Maverick Aussie politician Bob Katter, founder of rural-focused "Australian Party"

Meet Bob Katter.

Last week, the outspoken Australian politician announced the formation of the “Australian Party”, with one of its platform policies an increase in the blending of ethanol into the gasoline supply.

The former Queensland state government minister is a federal MP who resigned from the National Party in 2001 as the party drifted towards economic deregulation and privatization as a junior member of a conservative coalition with the Liberal Party.

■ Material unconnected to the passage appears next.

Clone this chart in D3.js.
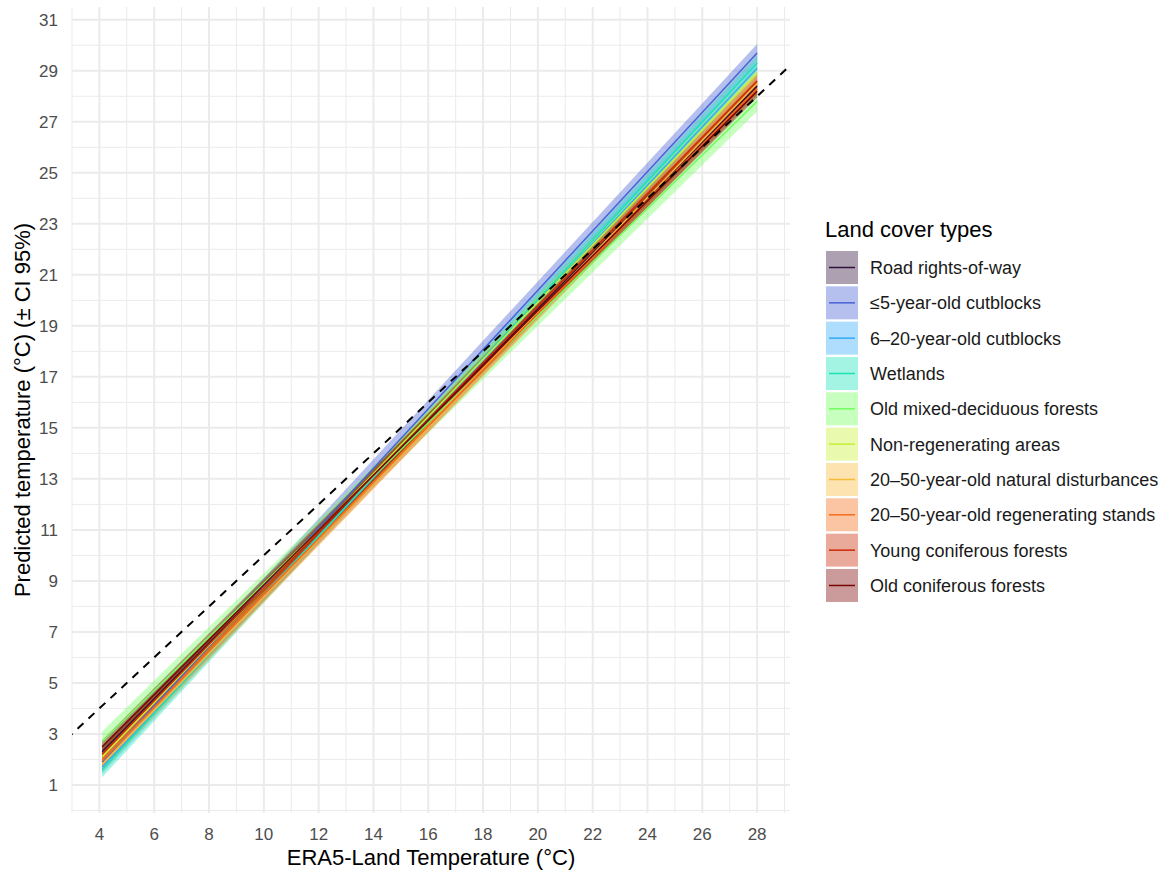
<!DOCTYPE html>
<html>
<head>
<meta charset="utf-8">
<script src="https://cdn.jsdelivr.net/npm/d3@7"></script>
<style>
  body { margin: 0; background: #fff; }
  text { font-family: "Liberation Sans", Arial, sans-serif; }
</style>
</head>
<body>
<div id="chart"></div>
<script>
// land cover categories, in legend / draw order
var categories = [
  "Road rights-of-way",
  "\u22645-year-old cutblocks",
  "6\u201320-year-old cutblocks",
  "Wetlands",
  "Old mixed-deciduous forests",
  "Non-regenerating areas",
  "20\u201350-year-old natural disturbances",
  "20\u201350-year-old regenerating stands",
  "Young coniferous forests",
  "Old coniferous forests"
];
var colors = ["#30123B", "#4662D7", "#36AAF9", "#1AE4B6", "#72FE5E",
              "#C7EF34", "#FABA39", "#F66B19", "#CB2A04", "#7A0403"];

// predicted value at the start (x = 4.1) and end (x = 28) of each line
var xStart = 4.1, xEnd = 28;
var startValues = [2.30, 1.90, 1.70, 1.60, 2.70, 2.10, 1.80, 1.95, 2.20, 2.50];
var endValues   = [28.40, 29.70, 29.10, 29.30, 27.80, 28.90, 28.50, 28.30, 28.60, 28.20];
// half width of the 95% CI
var ciHalf      = [0.25, 0.35, 0.25, 0.30, 0.40, 0.25, 0.25, 0.25, 0.25, 0.25];

var xTicks = [4, 6, 8, 10, 12, 14, 16, 18, 20, 22, 24, 26, 28];
var yTicks = [1, 3, 5, 7, 9, 11, 13, 15, 17, 19, 21, 23, 25, 27, 29, 31];

var W = 1164, H = 872;
var pLeft = 72, pRight = 790, pTop = 7, pBottom = 813;

var svg = d3.select("#chart").append("svg")
    .attr("width", W)
    .attr("height", H);

var x = d3.scaleLinear().domain([3.0, 29.2]).range([pLeft, pRight]);
var y = d3.scaleLinear().domain([-0.1, 31.5]).range([pBottom, pTop]);

// grid
var grid = svg.append("g");
var xMinor = d3.range(3, 30, 2), yMinor = d3.range(0, 32, 2);
grid.selectAll(".xminor").data(xMinor).enter().append("line")
    .attr("x1", function(d) { return x(d); }).attr("x2", function(d) { return x(d); })
    .attr("y1", pTop).attr("y2", pBottom)
    .style("stroke", "#EBEBEB").style("stroke-width", 1);
grid.selectAll(".yminor").data(yMinor).enter().append("line")
    .attr("x1", pLeft).attr("x2", pRight)
    .attr("y1", function(d) { return y(d); }).attr("y2", function(d) { return y(d); })
    .style("stroke", "#EBEBEB").style("stroke-width", 1);
grid.selectAll(".xmajor").data(xTicks).enter().append("line")
    .attr("x1", function(d) { return x(d); }).attr("x2", function(d) { return x(d); })
    .attr("y1", pTop).attr("y2", pBottom)
    .style("stroke", "#EBEBEB").style("stroke-width", 2);
grid.selectAll(".ymajor").data(yTicks).enter().append("line")
    .attr("x1", pLeft).attr("x2", pRight)
    .attr("y1", function(d) { return y(d); }).attr("y2", function(d) { return y(d); })
    .style("stroke", "#EBEBEB").style("stroke-width", 2);

svg.append("clipPath").attr("id", "panel")
   .append("rect").attr("x", pLeft).attr("y", pTop)
   .attr("width", pRight - pLeft).attr("height", pBottom - pTop);

var plot = svg.append("g").attr("clip-path", "url(#panel)");

var series = categories.map(function(c, i) {
    return { name: c, color: colors[i],
             pts: [ { x: xStart, y: startValues[i] }, { x: xEnd, y: endValues[i] } ],
             ci: ciHalf[i] };
});

var area = function(ci) {
    return d3.area()
        .x(function(d) { return x(d.x); })
        .y0(function(d) { return y(d.y - ci); })
        .y1(function(d) { return y(d.y + ci); });
};
var line = d3.line()
    .x(function(d) { return x(d.x); })
    .y(function(d) { return y(d.y); });

plot.selectAll(".ribbon").data(series).enter().append("path")
    .attr("d", function(d) { return area(d.ci)(d.pts); })
    .style("fill", function(d) { return d.color; })
    .style("fill-opacity", 0.4);

plot.selectAll(".line").data(series).enter().append("path")
    .attr("d", function(d) { return line(d.pts); })
    .style("fill", "none")
    .style("stroke", function(d) { return d.color; })
    .style("stroke-width", 1.5);

// 1:1 line
plot.append("line")
    .attr("x1", x(2)).attr("y1", y(2))
    .attr("x2", x(31)).attr("y2", y(31))
    .style("stroke", "#000")
    .style("stroke-width", 2)
    .style("stroke-dasharray", "8,7");

// axes labels
svg.selectAll(".xlab").data(xTicks).enter().append("text")
    .attr("x", function(d) { return x(d); })
    .attr("y", 840)
    .attr("text-anchor", "middle")
    .style("font-size", "17px")
    .style("fill", "#4D4D4D")
    .text(function(d) { return d; });

svg.selectAll(".ylab").data(yTicks).enter().append("text")
    .attr("x", 58)
    .attr("y", function(d) { return y(d) + 6; })
    .attr("text-anchor", "end")
    .style("font-size", "17px")
    .style("fill", "#4D4D4D")
    .text(function(d) { return d; });

svg.append("text")
    .attr("x", (pLeft + pRight) / 2)
    .attr("y", 865)
    .attr("text-anchor", "middle")
    .style("font-size", "22px")
    .text("ERA5-Land Temperature (\u00B0C)");

svg.append("text")
    .attr("transform", "translate(30," + ((pTop + pBottom) / 2) + ") rotate(-90)")
    .attr("text-anchor", "middle")
    .style("font-size", "22px")
    .text("Predicted temperature (\u00B0C) (\u00B1 CI 95%)");

// legend
var legend = svg.append("g").attr("transform", "translate(825,0)");
legend.append("text")
    .attr("x", 0).attr("y", 237)
    .style("font-size", "22px")
    .text("Land cover types");

var keys = legend.selectAll(".key").data(series).enter().append("g")
    .attr("transform", function(d, i) { return "translate(0," + (251 + i * 35.33) + ")"; });
keys.append("rect")
    .attr("x", 1).attr("y", 0).attr("width", 32).attr("height", 33)
    .style("fill", function(d) { return d.color; })
    .style("fill-opacity", 0.4);
keys.append("line")
    .attr("x1", 4).attr("x2", 30).attr("y1", 16.5).attr("y2", 16.5)
    .style("stroke", function(d) { return d.color; })
    .style("stroke-width", 1.5);
keys.append("text")
    .attr("x", 45).attr("y", 23)
    .style("font-size", "18px")
    .style("fill", "#1A1A1A")
    .text(function(d) { return d.name; });
</script>
</body>
</html>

After mulling

Opponents of Katter call him “Mad Katter,” but the populist has been won 70 percent or more of votes in his Queensland constuentcy since 2001. He’s been mulling the formation of a new political party focused on agricultural interests for nearly two decades.

Key issues: increasing biofuels consumption, roll back on free trade, killing a carbon tax proposed by the incumbent Labor Government, turning back “boat people,” asylum seekers who land illegally on Australia’s shores, and breaking the monopoly held by major retailers Coles and Woolworths.

Katter called out “the threatened loss of 500 jobs at Mount Isa Mines, the likely closure of Malanda dairy factory with another 500 jobs gone, and the Babinda sugar mill losing another 500 because the latest federal budget had nothing for them”. Sean Parnell, writing in the Australian, described the effort as one last attempt “to distribute power among those in regional and remote Australia whom, he argues, have been left behind.”

Queensland politicians described the new party as “an interesting experiment” or “a minor irritant,” with healthy skepticism expressed by most observers that the party will be able to build or sustain support at the polls.

58 percent of Australian voters expressed opposition to a new carbon tax, base don expectations that it would drive up electricity prices. Meanwhile, other observers have pointed out that, despite Australia’s booming dollar and fast-growing economy, the boom is too narrowly based on fast growth in the mining industry. Both factors may help to build support for a new political party based on an unabashedly Australian-centric outlook.

“We’re nation builders; we’re not economic rationalists, we’re economic nationalists,” Katter told the Brisbane Times.